Prepending "and " solves this:
>>> vader(normalize_tokens(tokenize('ok great power'), function ($word) {return strtolower(preg_replace('/\PL/u', '', $word));})) ``PHP Notice: Undefined offset: -1 in /var/mena-tokenrush/vendor/yooper/php-text-analysis/src/Sentiment/Vader.php on line 288
PHP Warnings are treated as exceptions in Laravel apps. PHP Notices are treated as exceptions in our app. This is the reason.
Naive Bayes has its flaws but I may combine 2 or 3 approaches together.

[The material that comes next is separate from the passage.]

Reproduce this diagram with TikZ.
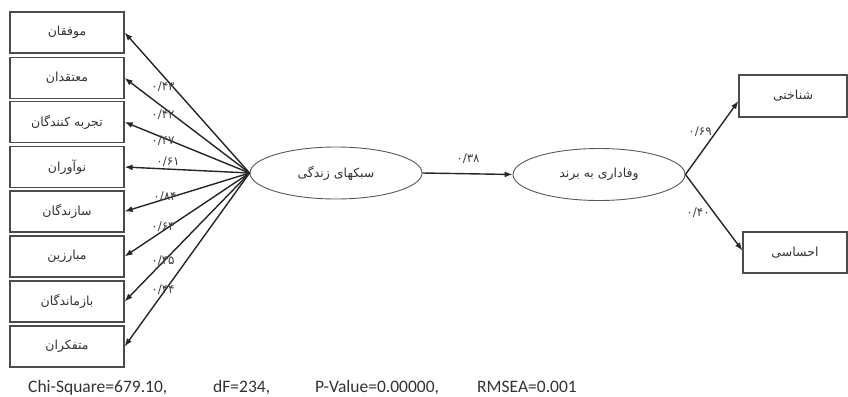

Thank you much for your prompt response !
Hello,
I fixed the software bug that was being triggered when the sentence was too short. You no longer need to add, "and" to the list of tokens. The fix will be available in release version 1.4.1. I got slightly better results than you, after the bug was fixed. Feel free to improve upon the lexicon and contribute your changes back to the project.
array(1) {
'vader' =>
array(3) {
'amazon_cells_labelled.txt' =>
array(9) {
'positive' =>
int(500)
'negative' =>
int(500)
'matched-positive' =>
int(408)
'failed-positive' =>
int(92)
'matched-negative' =>
int(285)
'failed-negative' =>
int(215)
'matched-neutral' =>
int(223)
'matched-ratio-positive' =>
double(81.6)
'matched-ratio-negative' =>
double(57)
}
'imdb_labelled.txt' =>
array(9) {
'positive' =>
int(500)
'negative' =>
int(500)
'matched-positive' =>
int(375)
'failed-positive' =>
int(125)
'matched-negative' =>
int(337)
'failed-negative' =>
int(163)
'matched-neutral' =>
int(163)
'matched-ratio-positive' =>
double(75)
'matched-ratio-negative' =>
double(67.4)
}
'yelp_labelled.txt' =>
array(9) {
'positive' =>
int(500)
'negative' =>
int(500)
'matched-positive' =>
int(397)
'failed-positive' =>
int(103)
'matched-negative' =>
int(263)
'failed-negative' =>
int(237)
'matched-neutral' =>
int(235)
'matched-ratio-positive' =>
double(79.4)
'matched-ratio-negative' =>
double(52.6)
}
}
}
After looking more at the Vader class, I have decided to make the properties within it more accessible. You can now modify the tokens and their weights. Please review the changes in commit ad5b139 for ways to directly modify properties of the class to better improve your results.
Changes will be available in version 1.4.2 release.
I will close this issue tomorrow, if no feedback is received.
Cheers,
Awesome ! Thank you ! A bigger Lexicon would be the other big improvement but I may suggest it in the Vader repo.